I told Lynn that my story would say he is the coach the girls and boys teams at Davis Elementary School, that for years he operated an adult basketball camp at the school on weekends, that he did not have proper District permission for the use of the facility, that he did not pay the District for use of the facility, that he did not obtain a permit or have liability insurance for this use of the facility, that he gained access to the building on weekends because Head Custodian Tony Sinkfield gave him a key to obtain access to the gym at Davis School and that he bribed Tony Sinkfield so you could have use of the gym at no cost to him or his business, a for-profit adult basketball camp.

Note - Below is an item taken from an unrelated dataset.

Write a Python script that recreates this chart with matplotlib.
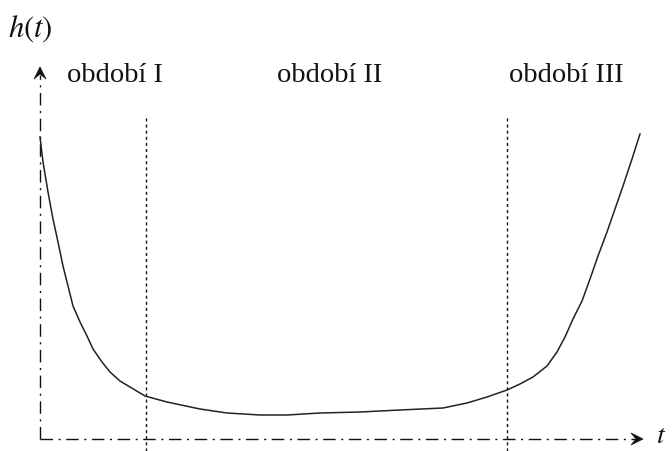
import matplotlib
matplotlib.use("Agg")
import matplotlib.pyplot as plt
from matplotlib.patches import Polygon

plt.rcParams["mathtext.fontset"] = "stix"

# Bathtub curve: failure rate h(t) over time t
t_vals = [0, 3, 8, 13, 18, 23, 28, 33, 40, 47, 53, 62, 70, 80, 90, 105,
          127, 160, 187, 220, 247, 280, 320, 360, 403, 427, 447, 467, 480,
          493, 507, 517, 525, 533, 542, 550, 558, 567, 575, 583, 592, 600]
h_vals = [302, 277, 247, 220, 197, 173, 153, 133, 117, 103, 90, 77, 67, 58,
          52, 43, 37, 30, 26, 24, 24, 26, 27, 29, 31, 36, 42, 49, 55, 62,
          73, 87, 102, 120, 138, 160, 183, 207, 230, 253, 280, 305]

# Period boundaries and labels
boundaries = [106, 467]
period_labels = ["období I", "období II", "období III"]
period_label_t = [27, 237, 469]

fig = plt.figure(figsize=(6.72, 4.52), dpi=100)
ax = fig.add_axes([0, 0, 1, 1])
ax.set_xlim(-40, 632)
ax.set_ylim(-12, 440)
ax.axis("off")

ink = "#111111"

# Axes drawn as dash-dot lines with barbed arrowheads
y_top = 372
x_end = 603
ax.plot([0, 0], [0, y_top - 8], color=ink, lw=1.0,
        linestyle=(0, (9, 4, 1.5, 4)), solid_capstyle="butt")
ax.plot([0, x_end - 8], [0, 0], color=ink, lw=1.0,
        linestyle=(0, (9, 4, 1.5, 4)), solid_capstyle="butt")


def arrowhead(tip, direction, length=12, half=6, notch=5):
    tx, ty = tip
    dx, dy = direction
    px, py = -dy, dx
    pts = [
        (tx, ty),
        (tx - dx * length + px * half, ty - dy * length + py * half),
        (tx - dx * (length - notch), ty - dy * (length - notch)),
        (tx - dx * length - px * half, ty - dy * length - py * half),
    ]
    ax.add_patch(Polygon(pts, closed=True, facecolor=ink, edgecolor=ink,
                         lw=0.5))


arrowhead((0, y_top), (0, 1))
arrowhead((x_end, 0), (1, 0))

# Period boundaries
for b in boundaries:
    ax.plot([b, b], [-12, 322], color=ink, lw=1.0,
            linestyle=(0, (2.2, 2.2)))

# The curve
ax.plot(t_vals, h_vals, color="#222222", lw=1.1, solid_joinstyle="round")

# Labels
serif = ["Liberation Serif", "DejaVu Serif"]
for x, lab in zip(period_label_t, period_labels):
    ax.text(x, 365, lab, fontsize=20.5, family=serif, ha="left",
            va="center", color=ink)

ax.text(-32, 411, r"$h(t)$", fontsize=22, ha="left", va="center", color=ink)
ax.text(616, -9, r"$t$", fontsize=20, ha="left", va="bottom", color=ink)

fig.savefig("out.png", dpi=100)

This is based on source reporting, partly on police records and partly on the sworn testimony of Vincent James Bonanno, who was the Grounds Maintenance Working-Foreman at the time.
Gary Lynn was adamant that this story was untrue.
“It is just not true and I never paid tony Sinkfield or anybody anything if you are a reporter then get your facts straight”.
Readers can make up their own minds. I have made up mine. I do not believe Gary Lynn.